Aim of the task: Restate the data word for word and leave the images out.
*** Material ***
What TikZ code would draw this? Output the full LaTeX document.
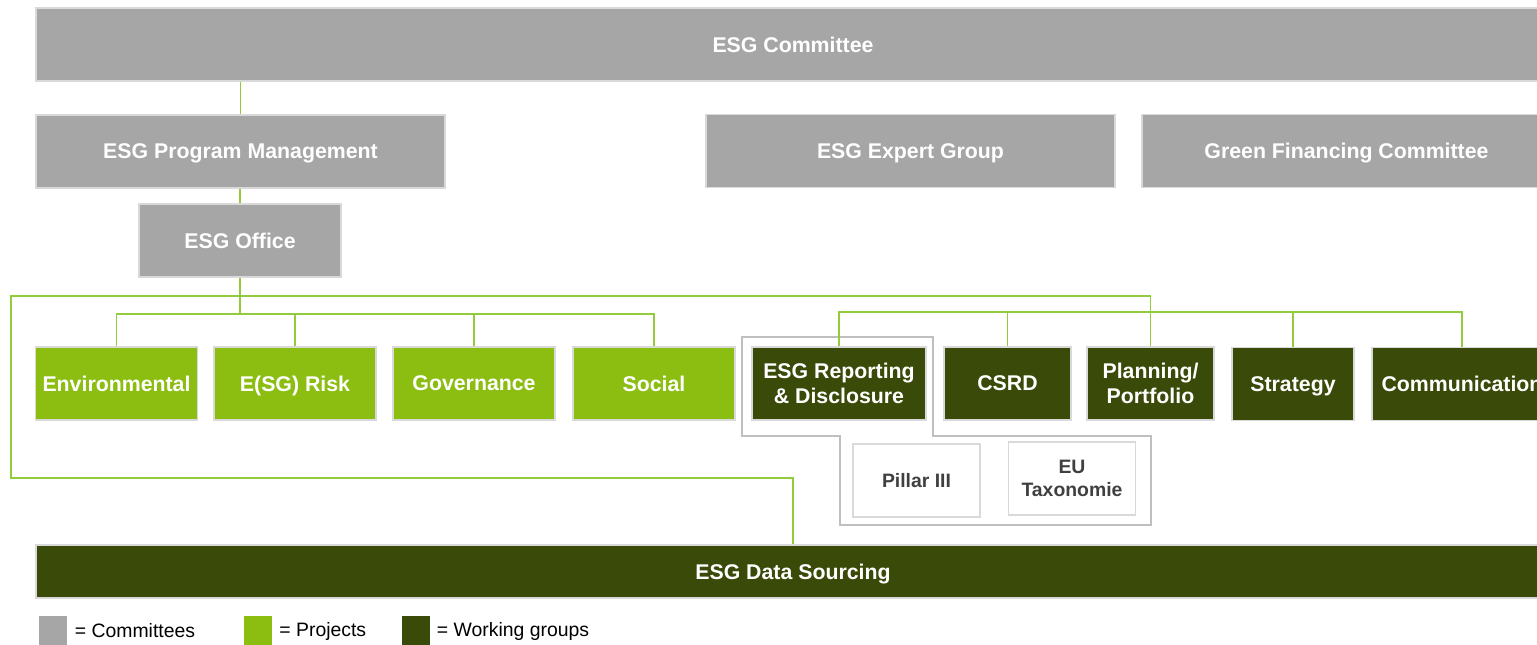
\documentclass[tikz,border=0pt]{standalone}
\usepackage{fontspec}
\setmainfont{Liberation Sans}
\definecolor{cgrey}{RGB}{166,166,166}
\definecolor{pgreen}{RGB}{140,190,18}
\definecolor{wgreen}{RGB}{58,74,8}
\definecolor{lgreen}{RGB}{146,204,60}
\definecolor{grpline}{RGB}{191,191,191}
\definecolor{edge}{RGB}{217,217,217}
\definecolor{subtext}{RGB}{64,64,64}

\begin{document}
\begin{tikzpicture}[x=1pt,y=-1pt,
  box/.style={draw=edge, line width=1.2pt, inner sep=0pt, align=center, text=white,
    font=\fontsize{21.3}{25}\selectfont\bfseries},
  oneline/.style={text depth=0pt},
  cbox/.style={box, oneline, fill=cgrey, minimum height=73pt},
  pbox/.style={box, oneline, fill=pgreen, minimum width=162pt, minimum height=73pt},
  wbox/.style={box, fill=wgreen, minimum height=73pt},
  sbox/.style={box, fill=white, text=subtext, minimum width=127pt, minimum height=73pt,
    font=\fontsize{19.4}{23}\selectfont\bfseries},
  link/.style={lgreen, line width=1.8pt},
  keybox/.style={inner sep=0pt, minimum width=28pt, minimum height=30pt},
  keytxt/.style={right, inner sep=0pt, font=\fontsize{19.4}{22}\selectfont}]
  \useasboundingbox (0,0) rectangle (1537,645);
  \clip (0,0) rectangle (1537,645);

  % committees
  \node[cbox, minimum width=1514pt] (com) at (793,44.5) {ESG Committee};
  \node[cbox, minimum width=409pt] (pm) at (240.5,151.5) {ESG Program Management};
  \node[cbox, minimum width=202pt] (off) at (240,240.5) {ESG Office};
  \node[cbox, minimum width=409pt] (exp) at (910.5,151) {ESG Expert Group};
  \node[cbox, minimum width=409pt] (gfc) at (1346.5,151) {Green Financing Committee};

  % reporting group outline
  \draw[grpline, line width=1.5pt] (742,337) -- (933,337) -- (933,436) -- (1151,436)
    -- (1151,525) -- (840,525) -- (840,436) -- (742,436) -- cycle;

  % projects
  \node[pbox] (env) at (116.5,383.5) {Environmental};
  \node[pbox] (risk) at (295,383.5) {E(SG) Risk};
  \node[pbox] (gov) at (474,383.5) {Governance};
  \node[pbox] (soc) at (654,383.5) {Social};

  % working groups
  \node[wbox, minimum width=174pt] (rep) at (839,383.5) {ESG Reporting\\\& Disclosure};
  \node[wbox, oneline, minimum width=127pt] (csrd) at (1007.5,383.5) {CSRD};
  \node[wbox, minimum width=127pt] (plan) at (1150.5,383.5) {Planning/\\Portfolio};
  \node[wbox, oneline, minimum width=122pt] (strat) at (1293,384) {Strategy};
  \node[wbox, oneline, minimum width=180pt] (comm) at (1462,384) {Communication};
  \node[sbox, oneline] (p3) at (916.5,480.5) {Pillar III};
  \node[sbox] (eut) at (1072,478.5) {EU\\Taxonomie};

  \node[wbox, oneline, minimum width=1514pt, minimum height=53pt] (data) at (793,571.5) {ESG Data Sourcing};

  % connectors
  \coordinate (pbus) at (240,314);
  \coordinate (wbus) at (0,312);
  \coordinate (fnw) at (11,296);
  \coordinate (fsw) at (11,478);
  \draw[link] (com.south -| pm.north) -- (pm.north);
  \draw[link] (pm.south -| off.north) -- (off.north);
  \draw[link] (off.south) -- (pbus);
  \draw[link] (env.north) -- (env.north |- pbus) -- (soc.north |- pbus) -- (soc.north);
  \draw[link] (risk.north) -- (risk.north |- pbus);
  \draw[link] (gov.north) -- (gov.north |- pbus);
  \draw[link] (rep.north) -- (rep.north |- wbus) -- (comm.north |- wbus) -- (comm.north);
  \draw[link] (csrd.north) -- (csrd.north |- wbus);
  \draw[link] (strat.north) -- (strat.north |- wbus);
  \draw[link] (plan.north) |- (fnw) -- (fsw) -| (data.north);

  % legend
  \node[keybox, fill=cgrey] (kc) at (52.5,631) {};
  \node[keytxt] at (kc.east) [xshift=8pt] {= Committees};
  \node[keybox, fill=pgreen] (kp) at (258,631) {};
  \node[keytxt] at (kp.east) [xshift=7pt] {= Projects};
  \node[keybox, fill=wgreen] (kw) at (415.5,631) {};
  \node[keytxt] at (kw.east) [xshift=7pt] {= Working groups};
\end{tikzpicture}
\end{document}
***
Finished answer:
What TikZ code would draw this? Output the full LaTeX document.
\documentclass[tikz,border=0pt]{standalone}
\usepackage{fontspec}
\setmainfont{Liberation Sans}
\definecolor{cgrey}{RGB}{166,166,166}
\definecolor{pgreen}{RGB}{140,190,18}
\definecolor{wgreen}{RGB}{58,74,8}
\definecolor{lgreen}{RGB}{146,204,60}
\definecolor{grpline}{RGB}{191,191,191}
\definecolor{edge}{RGB}{217,217,217}
\definecolor{subtext}{RGB}{64,64,64}

\begin{document}
\begin{tikzpicture}[x=1pt,y=-1pt,
  box/.style={draw=edge, line width=1.2pt, inner sep=0pt, align=center, text=white,
    font=\fontsize{21.3}{25}\selectfont\bfseries},
  oneline/.style={text depth=0pt},
  cbox/.style={box, oneline, fill=cgrey, minimum height=73pt},
  pbox/.style={box, oneline, fill=pgreen, minimum width=162pt, minimum height=73pt},
  wbox/.style={box, fill=wgreen, minimum height=73pt},
  sbox/.style={box, fill=white, text=subtext, minimum width=127pt, minimum height=73pt,
    font=\fontsize{19.4}{23}\selectfont\bfseries},
  link/.style={lgreen, line width=1.8pt},
  keybox/.style={inner sep=0pt, minimum width=28pt, minimum height=30pt},
  keytxt/.style={right, inner sep=0pt, font=\fontsize{19.4}{22}\selectfont}]
  \useasboundingbox (0,0) rectangle (1537,645);
  \clip (0,0) rectangle (1537,645);

  % committees
  \node[cbox, minimum width=1514pt] (com) at (793,44.5) {ESG Committee};
  \node[cbox, minimum width=409pt] (pm) at (240.5,151.5) {ESG Program Management};
  \node[cbox, minimum width=202pt] (off) at (240,240.5) {ESG Office};
  \node[cbox, minimum width=409pt] (exp) at (910.5,151) {ESG Expert Group};
  \node[cbox, minimum width=409pt] (gfc) at (1346.5,151) {Green Financing Committee};

  % reporting group outline
  \draw[grpline, line width=1.5pt] (742,337) -- (933,337) -- (933,436) -- (1151,436)
    -- (1151,525) -- (840,525) -- (840,436) -- (742,436) -- cycle;

  % projects
  \node[pbox] (env) at (116.5,383.5) {Environmental};
  \node[pbox] (risk) at (295,383.5) {E(SG) Risk};
  \node[pbox] (gov) at (474,383.5) {Governance};
  \node[pbox] (soc) at (654,383.5) {Social};

  % working groups
  \node[wbox, minimum width=174pt] (rep) at (839,383.5) {ESG Reporting\\\& Disclosure};
  \node[wbox, oneline, minimum width=127pt] (csrd) at (1007.5,383.5) {CSRD};
  \node[wbox, minimum width=127pt] (plan) at (1150.5,383.5) {Planning/\\Portfolio};
  \node[wbox, oneline, minimum width=122pt] (strat) at (1293,384) {Strategy};
  \node[wbox, oneline, minimum width=180pt] (comm) at (1462,384) {Communication};
  \node[sbox, oneline] (p3) at (916.5,480.5) {Pillar III};
  \node[sbox] (eut) at (1072,478.5) {EU\\Taxonomie};

  \node[wbox, oneline, minimum width=1514pt, minimum height=53pt] (data) at (793,571.5) {ESG Data Sourcing};

  % connectors
  \coordinate (pbus) at (240,314);
  \coordinate (wbus) at (0,312);
  \coordinate (fnw) at (11,296);
  \coordinate (fsw) at (11,478);
  \draw[link] (com.south -| pm.north) -- (pm.north);
  \draw[link] (pm.south -| off.north) -- (off.north);
  \draw[link] (off.south) -- (pbus);
  \draw[link] (env.north) -- (env.north |- pbus) -- (soc.north |- pbus) -- (soc.north);
  \draw[link] (risk.north) -- (risk.north |- pbus);
  \draw[link] (gov.north) -- (gov.north |- pbus);
  \draw[link] (rep.north) -- (rep.north |- wbus) -- (comm.north |- wbus) -- (comm.north);
  \draw[link] (csrd.north) -- (csrd.north |- wbus);
  \draw[link] (strat.north) -- (strat.north |- wbus);
  \draw[link] (plan.north) |- (fnw) -- (fsw) -| (data.north);

  % legend
  \node[keybox, fill=cgrey] (kc) at (52.5,631) {};
  \node[keytxt] at (kc.east) [xshift=8pt] {= Committees};
  \node[keybox, fill=pgreen] (kp) at (258,631) {};
  \node[keytxt] at (kp.east) [xshift=7pt] {= Projects};
  \node[keybox, fill=wgreen] (kw) at (415.5,631) {};
  \node[keytxt] at (kw.east) [xshift=7pt] {= Working groups};
\end{tikzpicture}
\end{document}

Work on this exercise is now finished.